Accountancy

Accountancy forms the backbone of all organisations, whether they are short term projects or social enterprises.

Ethical and professional accounting forms a clear financial image of an organisation, and allows managers to make informed decisions, keeps committees abreast of developments in any activity, and aids keeping the operation viable. It is also one of the oldest professions; organisations have been practicing accounting for thousands of years.

Accountancy is giving an account for all your operational transactions and this you can only do if it is done correctly and regularly – as in weekly or monthly.  By managing your books (Accountancy) you will be able to determine whether the extra pounds in your bank account are due to actual earnings or if it the money should be ringfenced for spending elsewhere.

If your books are up to date, you will always know when any payments are due and when you can expect payment from any clients, or service provision. You will more easily be able to determine whether you can afford to buy additional equipment and whether it is viable to hire additional staff.

A quick calculation and perusal of a set of payment figures might show that although your customer base is growing, it does not necessarily mean an increase in revenue coming in – your overheads – expenses such as delivery costs, overheads, salaries – could be increasing at a more rapid rate.

Managers can then decide how to increase the revenue levels, and reduce the costs of the operation with more confidence.

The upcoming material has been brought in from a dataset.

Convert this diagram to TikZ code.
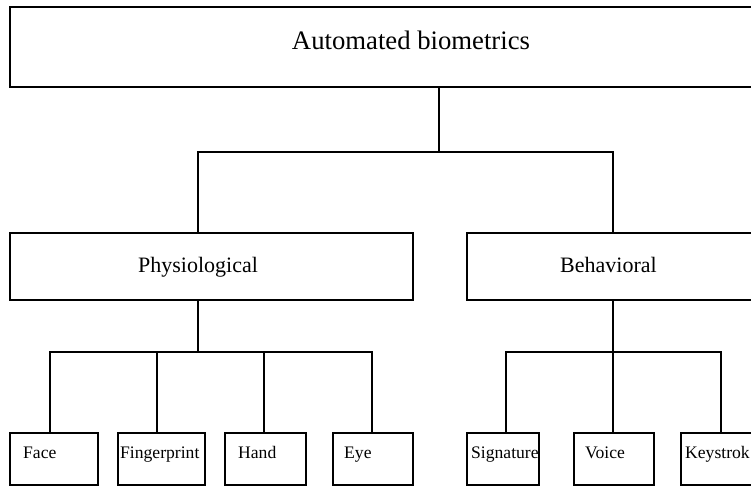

This may be by focusing on the more cost effective activity, for instance.

With Accountancy, it is important to know which business transactions qualify as an asset, liability, expense or income.

There follows a brief explanation of each of these types of accounts:-

Assets

An asset is an item of value, owned by a person who is able to prove purchase of that asset.

Delivery vehicles, furniture, computers, factory and in the case of a restaurant, for example, kitchen equipment such as the two microwaves, stove and refrigerator are assets; fixed assets.

Cash in the bank (if not in overdraft), petty cash (used to buy small items such as stamps) and amounts owing by your customers are assets – current assets.

Current assets are assets that can change considerably in value, whereas fixed assets are items of fixed value that depreciate over a certain period.

Liability

Liabilities include any amount owing to another project or organisation. The creditors/vendors that you buy your supplies from are a liability.

Income

The total of all revenue and grants constitutes income. Any other income, such as rent and interest earned is regarded as income – money/funds coming in from daily operational activity.

Expense

This is the opposite to income – expenses represent the amount of money/funds going out during the course of the normal daily business. Expenses include travel, entertainment, delivery charges, print and stationery costs and a number of other monthly expenses that do not include stock/inventory expenses.

Accountancy is not dead and boring – it breathes life into any operation – no enterprise can survive without the presence of an orderly and dedicated method that enables you to write down each operational transaction during a specific period of time – whether it is daily, weekly or monthly.